CONSCIENCE AND COMPROMISE
Let’s
make a deal: Catholic conscience and compromise
Two September
anniversaries give us plenty to think about, this year and every year
Archbishop Charles J.
Chaput
Archbishop of Denver
“If you sup with the
devil, you’d better bring a long spoon.”
— American folk saying
September is the month
when election campaigns get serious. So it’s also the traditional season for
Catholic politicians to explain why their faith won’t “dictate” their
public actions.
Forty-four years ago this month (Sept. 12, 1960), John F. Kennedy delivered
remarks to the Greater Houston Ministerial Association wherein he effectively
severed his Catholic identity from his public service. It’s OK to elect me
president, he argued to a wary Protestant audience, because I won’t let the
pope tell me what to do.
In pledging to put the “national interest” above “religious pressures or
dictates,” Kennedy created a template for a generation of Catholic candidates:
Be American first; be Catholic second. This was an easy calculus for Kennedy,
who wore his faith loosely anyway. And it was certainly what the American public
square, with its historic anti-Catholic prejudice, wanted to hear.
The Kennedy compromise seemed to work pretty well as long as the “religious
pressures” faced by Catholic elected officials involved issues like divorce,
federal aid to Catholic schools or diplomatic relations with the Holy See. Each
of these issues was important, surely, but none involved life and death. None
was jugular.
In 1973, by legalizing abortion on demand, the U.S. Supreme Court changed
everything. The reason is simple: Abortion is different. Abortion kills. The
great Lutheran pastor and theologian Dietrich Bonhoeffer spoke for the whole
Christian tradition when he wrote:
“Destruction of the embryo in the mother’s womb is a violation of the
right to live which God has bestowed upon this nascent life. To raise the
question whether we are here concerned already with a human being or not is
merely to confuse the issue. The simple fact is that God certainly intended to
create a human being and that this nascent human being has been deliberately
deprived of his life. And that is nothing but murder.”
Resistance to abortion cuts across all religions. It’s not a “Catholic”
issue. In fact, it’s finally not a religious issue at all, but a matter of
human rights, reinforced by the irrefutable scientific fact that life begins at
co nception.BRBRAfter1973,because of Roe v. Wade, Catholic elected
officials faced a choice. They could either work to change or at least mitigate
permissive abortion laws, while at the same time trying to repopulate the courts
with pro-life judges. Or they could abandon the unborn and look for a way to
morally sanitize their decision. For those who chose the latter course, the
leading Catholic political figure of the day stepped in to help them out.

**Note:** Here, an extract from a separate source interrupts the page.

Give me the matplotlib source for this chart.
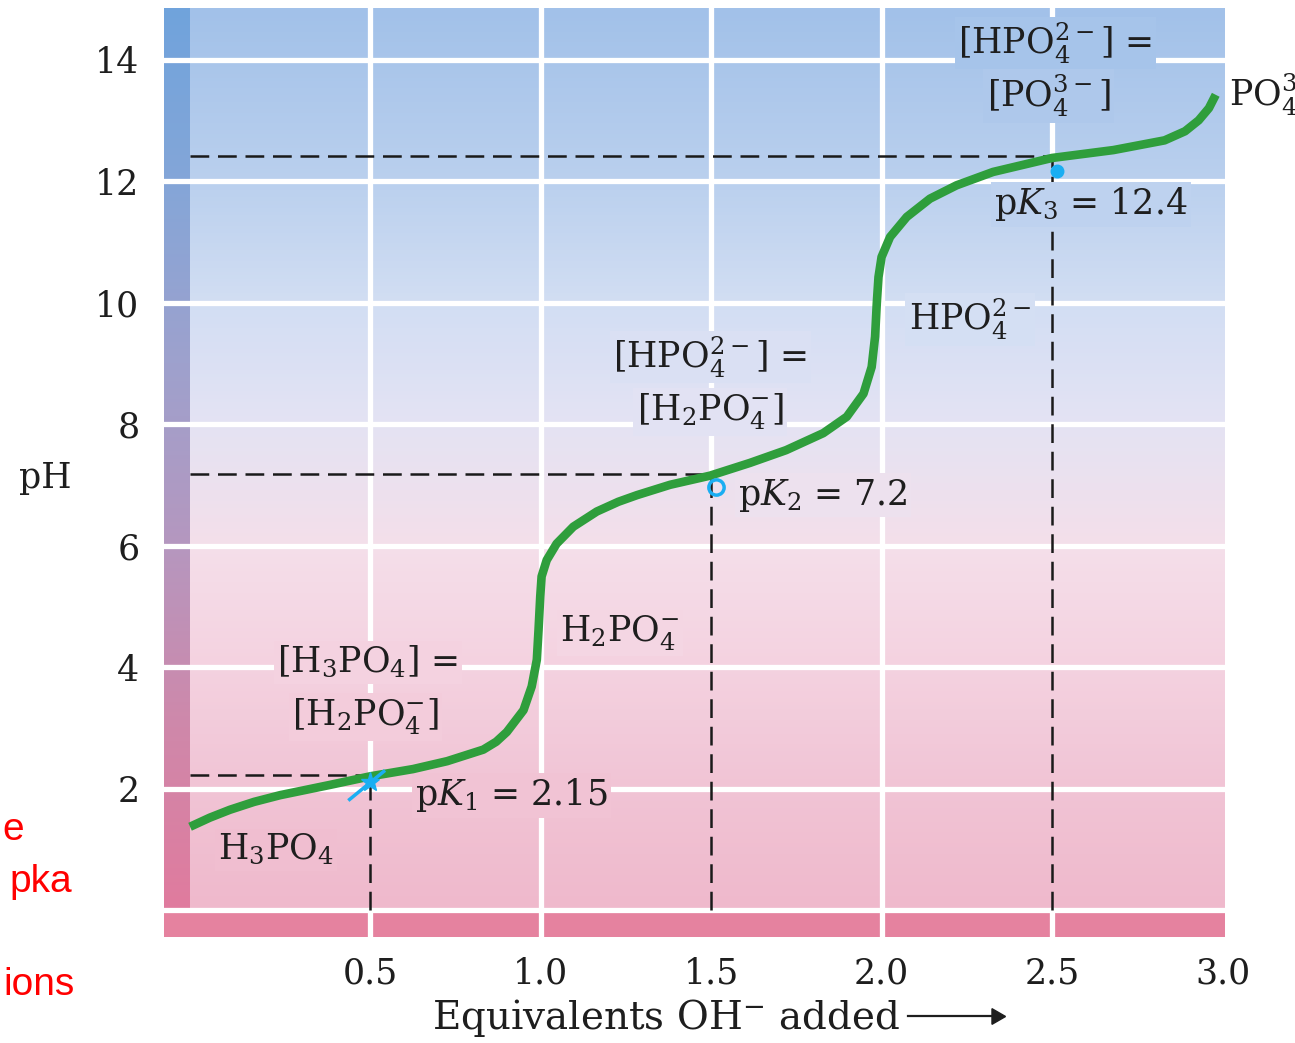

Twenty years ago this month (Sept. 13, 1984), then-New York Governor Mario Cuomo
delivered a speech at the University of Notre Dame that sought to give
intellectual muscle to the Kennedy compromise. Cuomo, unlike Kennedy, was more
educated about his faith. Cuomo, unlike Kennedy, had the benefit of seeing where
Kennedy’s Houston speech had finally led. But Cuomo, like Kennedy,
was a man with presidential prospects. To what degree those prospects shaped the
talk he gave — “Religious belief and public morality: a Catholic
governor’s perspective” — is unclear. But the results remain with us
still.
Cuomo argued that “in our attempt to find a political answer to abortion —
an answer beyond our private observance of Catholic morality” — he had
concluded that “legal interdicting of abortion by either the federal
government or the individual states is not a plausible possibility, and even if
it could be obtained, it wouldn’t work.” He might privately oppose abortion
but, in his view, he had no right to “impose” that belief on others.
In hindsight, Cuomo’s speech is a tour de force of articulate
misdirection. It refuses to acknowledge the teaching and formative power of the
law. It implicitly equates unequal types of issues. It misuses the “seamless
garment” metaphor. It effectively blames Catholics themselves for the abortion
problem. It selectively misreads history.
In the end, Cuomo argued that “approval or rejection of legal restrictions on
abortion should not be the exclusive litmus test of Catholic loyalty.” With
those words, he wrote the alibi for every “pro-choice” Catholic who has held
public office since.
In deference to his understanding of pluralistic democracy, Governor Cuomo —
despite his personal opposition to abortion — went on to resist repeated
attempts to restrict abortion in his own state of New York. He also supported
public funding of abortion for poor women.
His Catholic conscience apparently did kick in on selective issues though,
whether “pluralism” liked it or not. Governor Cuomo vetoed legislative
efforts to re-institute the death penalty — 12 times.
Next month, October, is Respect Life month. It’s a good time to reflect on the
meaning of the Kennedy-Cuomo legacy. In brief, it’s OK to be Catholic in
public service as long as you’re willing to jettison what’s inconveniently
“Catholic.”
That’s not a compromise. That’s a deal with the devil, and it has a balloon
payment no nation, no public servant and no voter can afford.